Der Vorsitzende der Religionsbehörde Diyanet, Ali Erbas, sagte: «Wir haben mit der erforderlichen Arbeit begonnen.» Er hoffe, bis zum 24. Juli fertig zu sein. Nach Erdogans Willen soll die einstige Kirche dann als Moschee genutzt werden können.
Die Hagia Sophia (griechisch: Heilige Weisheit) wurde im 6. Jahrhundert nach Christus erbaut und war Hauptkirche des Byzantinischen Reiches, in der die Kaiser gekrönt wurden.
Nach der Eroberung des damaligen Konstantinopels durch die Osmanen im Jahr 1453 wandelte Sultan Mehmet II. die Hagia Sophia in eine Moschee um. Er liess als äusseres Kennzeichen vier Minarette anfügen. Auf Betreiben des türkischen Republikgründers Mustafa Kemal Atatürk ordnete der Ministerrat im Jahr 1934 die Umwandlung in ein Museum an.
Deutlichste Reaktionen aus Griechenland und Russland
Weil die Hagia Sophia eine so grosse Bedeutung für die Orthodoxie hat, kamen die deutlichsten Reaktionen aus Griechenland und Russland. Metropolit Ilarion vom Moskauer Patriarchat sprach im russischen Staatsfernsehen von einem Schlag gegen die Orthodoxie. «Für alle orthodoxen Christen weltweit ist die Hagia Sophia ein wichtiges Symbol, wie der Petersdom in Rom für die Katholiken.» Die Umwidmung werde die Beziehung der Türkei zur christlichen Welt beeinflussen.
Die innenpolitische Lage in der Türkei und die Faktoren, die zur Umwidmung geführt hätten, könnten unterschiedlich eingeschätzt werden. Der Metropolit weiter: «Aber das geistige und kulturelle Erbe einer ganzen Welt sollte nicht als Geisel einer politischen Situation genommen werden.»
Russlands Vize-Aussenminister Alexander Gruschko erinnerte an die Bedeutung der Hagia Sophia. Es gebe heute nicht mehr viele Symbole mit solch einer jahrhundertealten Geschichte, die auch Einfluss auf die Entwicklung der Menschheit gehabt hätten. Dies sagte er der Nachrichtenagentur Interfax am Samstag.
Gruschko erwartet nun von der Türkei, das Gebäude zu schützen, zu erhalten und weiter öffentlich zugänglich zu lassen: «Ich hoffe sehr, dass alle Verpflichtungen (...) vollständig umgesetzt werden.»
USA fordert öffentlichen Zugang
Ähnlich äusserte sich zuvor die USA. Die Weltkulturerbestätte müsse weiterhin für alle Besucher offen bleiben, hiess es. Der EU-Aussenbeauftragte Josep Borell nannte die türkische Entscheidung «bedauerlich». Denn die Türkei habe sich als Gründungsmitglied des Bündnisses der Zivilisationen zur Förderung des interreligiösen Dialogs und der Toleranz verpflichtet.

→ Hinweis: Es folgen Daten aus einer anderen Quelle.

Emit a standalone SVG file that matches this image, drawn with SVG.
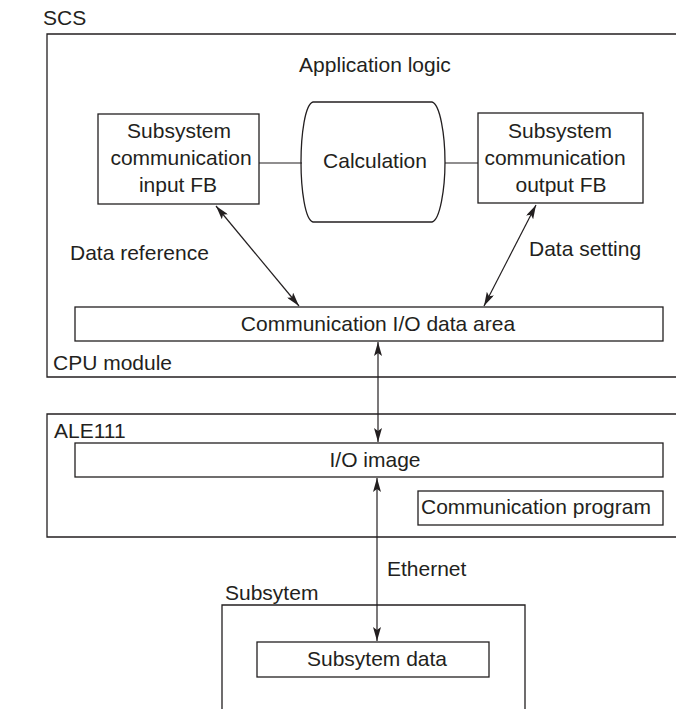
<svg xmlns="http://www.w3.org/2000/svg" width="676" height="709" viewBox="0 0 676 709">
<style>
  text { font-family: "Liberation Sans", Arial, Helvetica, sans-serif; font-size: 21px; fill: #231f20; }
  .c { text-anchor: middle; }
  .box { fill: none; stroke: #231f20; stroke-width: 1.3; }
  .ln { fill: none; stroke: #231f20; stroke-width: 1.2; }
</style>
<defs>
  <marker id="ah" markerUnits="userSpaceOnUse" markerWidth="14" markerHeight="8" refX="14" refY="4" orient="auto-start-reverse" viewBox="0 0 14 8">
    <path d="M0,0 L14,4 L0,8 L3,4 Z" fill="#231f20"/>
  </marker>
</defs>
<rect width="676" height="709" fill="#ffffff"/>

<g id="scs">
  <path class="box" d="M677,34 L47,34 L47,377 L677,377"/>
  <text x="43" y="25">SCS</text>
  <text x="375" y="72" class="c">Application logic</text>
  <text x="53" y="370">CPU module</text>
</g>

<g id="input-fb">
  <rect class="box" x="98" y="114" width="161" height="90"/>
  <text x="179" y="138" class="c">Subsystem</text>
  <text x="181" y="165" class="c">communication</text>
  <text x="178" y="192" class="c">input FB</text>
</g>

<g id="calculation">
  <path class="box" d="M313,102 L432,102 C440,104 445,135 445,162 C445,189 440,220 432,222 L313,222 C305,220 301,189 301,162 C301,135 305,104 313,102 Z"/>
  <text x="375" y="168" class="c">Calculation</text>
</g>

<g id="output-fb">
  <rect class="box" x="478" y="113" width="165" height="90"/>
  <text x="560" y="138" class="c">Subsystem</text>
  <text x="555" y="165" class="c">communication</text>
  <text x="561" y="192" class="c">output FB</text>
</g>

<g id="io-data-area">
  <rect class="box" x="75" y="307" width="588" height="34"/>
  <text x="378" y="331" class="c">Communication I/O data area</text>
</g>

<g id="ale111">
  <path class="box" d="M677,414 L47,414 L47,537 L677,537"/>
  <text x="54" y="438">ALE111</text>
</g>

<g id="io-image">
  <rect class="box" x="75" y="443" width="588" height="34"/>
  <text x="375" y="467" class="c">I/O image</text>
</g>

<g id="comm-program">
  <rect class="box" x="418" y="491" width="245" height="34"/>
  <text x="421" y="514">Communication program</text>
</g>

<g id="subsystem">
  <path class="box" d="M222,710 L222,605 L525,605 L525,710"/>
  <text x="225" y="600">Subsytem</text>
</g>

<g id="subsystem-data">
  <rect class="box" x="257" y="642" width="232" height="35"/>
  <text x="377" y="666" class="c">Subsytem data</text>
</g>

<g id="connectors">
  <line class="ln" x1="259" y1="163" x2="302" y2="163"/>
  <line class="ln" x1="445" y1="163" x2="478" y2="163"/>
  <line class="ln" x1="216" y1="206" x2="299" y2="306" marker-start="url(#ah)" marker-end="url(#ah)"/>
  <line class="ln" x1="536" y1="205" x2="484" y2="306" marker-start="url(#ah)" marker-end="url(#ah)"/>
  <line class="ln" x1="378" y1="342" x2="378" y2="442" marker-start="url(#ah)" marker-end="url(#ah)"/>
  <line class="ln" x1="377" y1="478" x2="377" y2="641" marker-start="url(#ah)" marker-end="url(#ah)"/>
  <text x="70" y="260">Data reference</text>
  <text x="529" y="256">Data setting</text>
  <text x="387" y="576">Ethernet</text>
</g>
</svg>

«Griechenland verurteilt dieses Verhalten Erdogans und wird alles tun, was es kann, damit es Konsequenzen für die Türkei gibt.» Dies sagte Regierungssprecher Petsas am Samstag. Details nannte er nicht.
Der griechische Regierungschef Kyriakos Mitsotakis hatte zuvor schon erklärt, dass der Beschluss Erdogans Folgen für die Beziehungen der Türkei zur EU haben werde. Griechenland und der Nachbar der Türkei streiten sich ohnehin schon um Erdgasvorkommen im Mittelmeer und über verschiedene Migrationsthemen.